Wall Street took a dive on Tuesday, particularly for chip-selling tech companies, as investors watched the major markets tumble.
The S&P 500 was down more than 2 percent and the NASDAQ Composite was down more than 3 percent – or 577 points – in a wide-ranging selloff suggesting a lack of confidence in AI and chip manufacturing heading into September. Overall, the Dow Jones Industrial Average was down 1.5 percent, or 626 points, to close the. It ended day trading at 40,936.93.
Tuesday’s drop was the largest for the big three markets since early August, according to Yahoo Finance.
Nvidia, the chip maker that saw huge investment as interest in AI technologies has grown over the last decade, saw its shares fall almost 10 percent. The PHLX chip index also dropped by 8 percent.

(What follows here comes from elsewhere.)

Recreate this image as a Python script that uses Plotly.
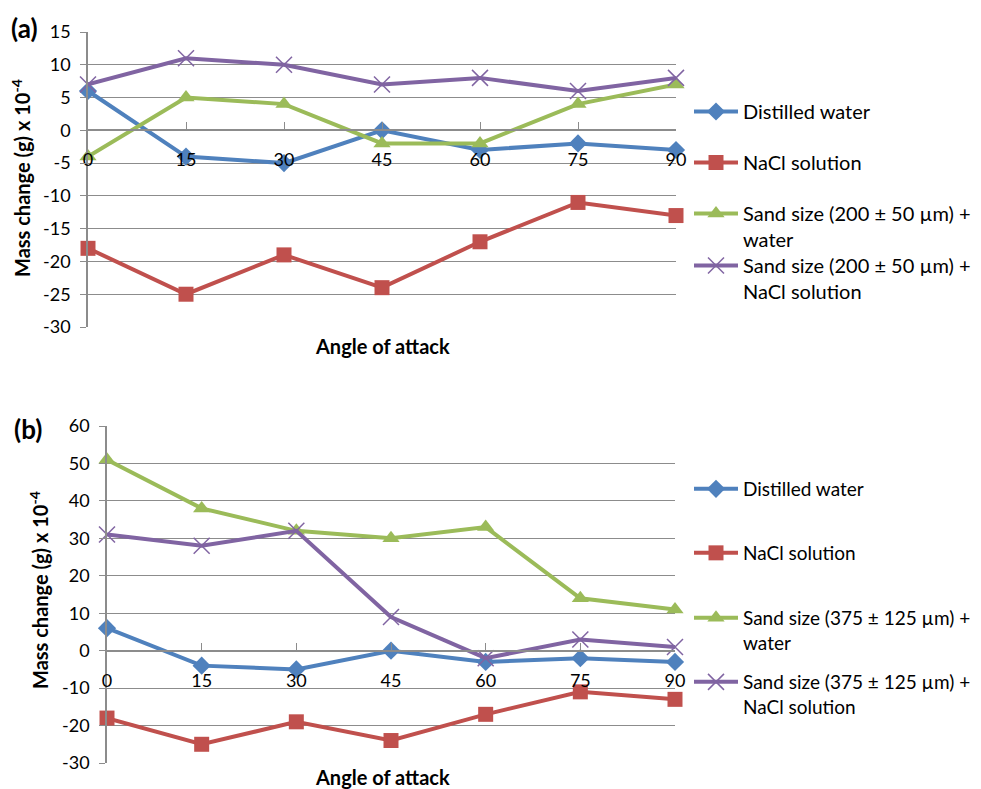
import plotly.graph_objects as go

angles = [0, 15, 30, 45, 60, 75, 90]
angle_ticks = ["0", "15", "30", "45", "60", "75", "90"]

# Panel (a)
a_distilled = [6, -4, -5, 0, -3, -2, -3]
a_nacl = [-18, -25, -19, -24, -17, -11, -13]
a_sand_water = [-4, 5, 4, -2, -2, 4, 7]
a_sand_nacl = [7, 11, 10, 7, 8, 6, 8]
a_yticks = [15, 10, 5, 0, -5, -10, -15, -20, -25, -30]
a_yticktext = ["15", "10", "5", "0", "-5", "-10", "-15", "-20", "-25", "-30"]

# Panel (b)
b_distilled = [6, -4, -5, 0, -3, -2, -3]
b_nacl = [-18, -25, -19, -24, -17, -11, -13]
b_sand_water = [51, 38, 32, 30, 33, 14, 11]
b_sand_nacl = [31, 28, 32, 9, -2, 3, 1]
b_yticks = [60, 50, 40, 30, 20, 10, 0, -10, -20, -30]
b_yticktext = ["60", "50", "40", "30", "20", "10", "0", "-10", "-20", "-30"]

names_a = ["Distilled water", "NaCl solution",
           "Sand size (200 ± 50 µm) +<br>water",
           "Sand size (200 ± 50 µm) +<br>NaCl solution"]
names_b = ["Distilled water", "NaCl solution",
           "Sand size (375 ± 125 µm) +<br>water",
           "Sand size (375 ± 125 µm) +<br>NaCl solution"]

colors = ["#4F81BD", "#C0504D", "#9BBB59", "#8064A2"]
symbols = ["diamond", "square", "triangle-up", "x-thin-open"]
msizes = [14, 15, 15, 16]

W, H = 981, 789
FONT = "Lato"
GRID = "#8C8C8C"
OFF = 8  # page body margin offset

def px(x):
    return (x - OFF) / W

def py(y):
    return 1 - (y - OFF) / H

fig = go.Figure()

legend_y_a = [112, 163, 214, 266]
legend_y_b = [489, 553, 618, 682]

for panel, (series, names) in enumerate([
        ([a_distilled, a_nacl, a_sand_water, a_sand_nacl], names_a),
        ([b_distilled, b_nacl, b_sand_water, b_sand_nacl], names_b)]):
    xa = "x" if panel == 0 else "x2"
    ya = "y" if panel == 0 else "y2"
    for i, vals in enumerate(series):
        k = panel * 4 + i
        lname = "legend" if k == 0 else f"legend{k + 1}"
        mk = dict(symbol=symbols[i], size=msizes[i], color=colors[i])
        if symbols[i] == "x-thin-open":
            mk["line"] = dict(color=colors[i], width=1.5)
        fig.add_trace(go.Scatter(
            x=angles, y=vals, name=names[i], mode="lines+markers",
            line=dict(color=colors[i], width=4), marker=mk,
            xaxis=xa, yaxis=ya, legend=lname, cliponaxis=False,
            showlegend=True))

legend_layout = {}
all_leg_ys = legend_y_a + legend_y_b
for k in range(8):
    key = "legend" if k == 0 else f"legend{k + 1}"
    fs = 20 if k < 4 else 19
    legend_layout[key] = dict(
        x=px(689), y=py(all_leg_ys[k] - fs), xanchor="left", yanchor="top",
        bgcolor="rgba(0,0,0,0)", borderwidth=0, valign="top",
        font=dict(family=FONT, size=fs, color="#000"),
        itemwidth=44, tracegroupgap=0, visible=True)

tickfont = dict(family=FONT, size=18, color="#000")

def xaxis_cfg(dom, pos):
    return dict(domain=dom, range=[0, 90], anchor="free", position=pos,
                tickvals=angles, ticktext=angle_ticks, ticks="inside",
                ticklen=7, tickcolor=GRID, showgrid=False, zeroline=False,
                ticklabelstandoff=14, showline=True, linecolor=GRID,
                linewidth=1.5, tickfont=tickfont, automargin=False)

def yaxis_cfg(dom, rng, tv, tt, anchor):
    return dict(domain=dom, range=rng, tickvals=tv, ticktext=tt,
                anchor=anchor, ticks="outside", ticklen=6, tickcolor=GRID,
                showgrid=True, gridcolor=GRID, gridwidth=1.2, zeroline=False,
                showline=True, linecolor=GRID, linewidth=1.5,
                ticklabelstandoff=6, tickfont=tickfont, automargin=False)

fig.update_layout(
    width=W, height=H,
    margin=dict(l=0, r=0, t=0, b=0, autoexpand=False),
    paper_bgcolor="white", plot_bgcolor="white",
    font=dict(family=FONT, color="#000"),
    showlegend=True,
    **legend_layout,
    xaxis=xaxis_cfg([px(88), px(676)], py(130)),
    yaxis=yaxis_cfg([py(327), py(32)], [-30, 15], a_yticks, a_yticktext, "x"),
    xaxis2=xaxis_cfg([px(107), px(675)], py(651)),
    yaxis2=yaxis_cfg([py(763), py(426)], [-30, 60], b_yticks, b_yticktext, "x2"),
)

ann = [
    dict(text="<b>(a)</b>", x=px(24), y=py(28), font=dict(size=26)),
    dict(text="<b>(b)</b>", x=px(28), y=py(429), font=dict(size=26)),
    dict(text="<b>Mass change (g) x 10<sup>-4</sup></b>", x=px(21), y=py(178),
         textangle=-90, font=dict(size=20)),
    dict(text="<b>Mass change (g) x 10<sup>-4</sup></b>", x=px(39), y=py(590),
         textangle=-90, font=dict(size=20)),
    dict(text="<b>Angle of attack</b>", x=px(382), y=py(346), font=dict(size=20)),
    dict(text="<b>Angle of attack</b>", x=px(382), y=py(777), font=dict(size=20)),
]
for a in ann:
    a.update(xref="paper", yref="paper", showarrow=False,
             xanchor="center", yanchor="middle")
    a["font"].update(family=FONT, color="#000")
    fig.add_annotation(**a)

fig.write_html("out.html")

The chip makers led the drop after a manfuacturing index report showed August results below expectations, according to CNBC. That stoked fears of an economic slowdown and concerns about the strength of the economy, which sparked the selloff.
It wasn’t just chip makers who took a hit though; Apple’s shares also dropped by three percent, representing a $95 billion market value for the company.
The poor performance isn’t uncommon in September, according to investors.
“Sept / Oct are notoriously volatile months for markets, particularly in presidential election years. This year in particular, investors seem anecdotally even more concerned given the big swings in polls and rapidly see-sawing potential outcomes,” Carol Schleif, the Chief Investment Officer for BMO Family Office, told Yahoo Finance.
She said it was not unusual for “post Labor Day trading to start off with a push in the opposite direction to what had generally been the case in preceding summer months.” Schleif attributed the pushback to investors “hunkering down for the push to year end.”
Oil prices also took a dip on Tuesday. International oil benchmark market Brent Crude fell nearly 5 percent to below $74 per barrel by the middle of the morning. That’s its lowest price since December 2023, according to MarketWatch.
The price decrease was driven by manufacturing declines in China, which is the world’s top oil importer. China has reported manufacturing slowdowns for the last four months.